* _What the task asks_:
Find the lines that hold "matplotlib". Report only how many there are.
######
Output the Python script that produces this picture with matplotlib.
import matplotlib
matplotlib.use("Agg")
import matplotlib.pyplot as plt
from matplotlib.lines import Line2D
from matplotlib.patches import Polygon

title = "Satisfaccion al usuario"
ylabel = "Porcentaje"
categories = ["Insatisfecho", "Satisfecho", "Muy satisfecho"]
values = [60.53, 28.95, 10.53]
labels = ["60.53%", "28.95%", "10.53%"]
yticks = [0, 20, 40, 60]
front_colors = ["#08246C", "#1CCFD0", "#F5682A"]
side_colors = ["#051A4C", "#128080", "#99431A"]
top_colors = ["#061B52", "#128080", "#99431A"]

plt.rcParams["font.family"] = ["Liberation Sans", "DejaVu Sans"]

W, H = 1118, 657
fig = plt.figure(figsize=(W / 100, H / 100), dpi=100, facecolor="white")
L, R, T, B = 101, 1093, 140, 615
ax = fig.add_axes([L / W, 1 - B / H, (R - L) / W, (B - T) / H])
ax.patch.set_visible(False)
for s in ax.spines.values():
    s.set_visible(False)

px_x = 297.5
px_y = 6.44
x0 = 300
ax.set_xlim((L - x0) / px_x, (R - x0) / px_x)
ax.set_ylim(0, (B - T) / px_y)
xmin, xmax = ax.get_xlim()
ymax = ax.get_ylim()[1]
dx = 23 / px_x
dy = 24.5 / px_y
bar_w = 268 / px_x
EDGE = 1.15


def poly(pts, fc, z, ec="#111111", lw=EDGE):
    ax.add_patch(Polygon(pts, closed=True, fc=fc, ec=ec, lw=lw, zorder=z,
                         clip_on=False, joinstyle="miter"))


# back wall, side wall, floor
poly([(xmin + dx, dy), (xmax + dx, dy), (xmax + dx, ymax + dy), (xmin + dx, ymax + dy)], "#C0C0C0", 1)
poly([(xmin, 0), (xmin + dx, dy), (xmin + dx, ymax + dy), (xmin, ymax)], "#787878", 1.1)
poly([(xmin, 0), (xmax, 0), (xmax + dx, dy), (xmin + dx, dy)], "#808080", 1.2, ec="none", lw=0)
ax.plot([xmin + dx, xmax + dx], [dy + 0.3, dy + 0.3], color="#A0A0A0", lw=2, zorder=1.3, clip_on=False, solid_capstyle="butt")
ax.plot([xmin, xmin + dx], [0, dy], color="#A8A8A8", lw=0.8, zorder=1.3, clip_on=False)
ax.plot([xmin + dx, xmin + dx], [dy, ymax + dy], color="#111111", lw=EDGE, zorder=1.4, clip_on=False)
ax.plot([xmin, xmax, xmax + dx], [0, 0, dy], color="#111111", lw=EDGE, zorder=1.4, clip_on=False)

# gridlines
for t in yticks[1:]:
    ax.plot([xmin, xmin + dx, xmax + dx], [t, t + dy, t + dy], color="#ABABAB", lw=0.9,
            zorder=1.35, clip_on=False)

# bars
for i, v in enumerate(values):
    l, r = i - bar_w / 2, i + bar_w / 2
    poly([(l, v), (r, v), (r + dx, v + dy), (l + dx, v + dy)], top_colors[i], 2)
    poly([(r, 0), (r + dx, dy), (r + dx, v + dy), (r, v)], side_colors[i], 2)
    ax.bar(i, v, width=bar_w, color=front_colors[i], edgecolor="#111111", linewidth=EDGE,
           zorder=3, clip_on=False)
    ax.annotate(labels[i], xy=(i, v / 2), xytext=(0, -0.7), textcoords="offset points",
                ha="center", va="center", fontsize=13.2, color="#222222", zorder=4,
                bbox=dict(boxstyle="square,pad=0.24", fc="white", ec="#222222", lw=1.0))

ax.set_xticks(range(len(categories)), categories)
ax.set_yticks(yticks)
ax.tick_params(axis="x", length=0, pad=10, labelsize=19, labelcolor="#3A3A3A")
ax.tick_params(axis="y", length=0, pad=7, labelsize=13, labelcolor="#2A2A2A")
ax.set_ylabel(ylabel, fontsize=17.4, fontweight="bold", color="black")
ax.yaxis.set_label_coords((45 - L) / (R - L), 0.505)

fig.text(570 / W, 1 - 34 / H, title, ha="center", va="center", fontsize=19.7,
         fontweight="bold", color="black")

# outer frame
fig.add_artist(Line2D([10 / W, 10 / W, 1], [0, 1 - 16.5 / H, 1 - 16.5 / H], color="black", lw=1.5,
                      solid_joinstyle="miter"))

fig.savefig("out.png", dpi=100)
######
* _Exercise output_:
6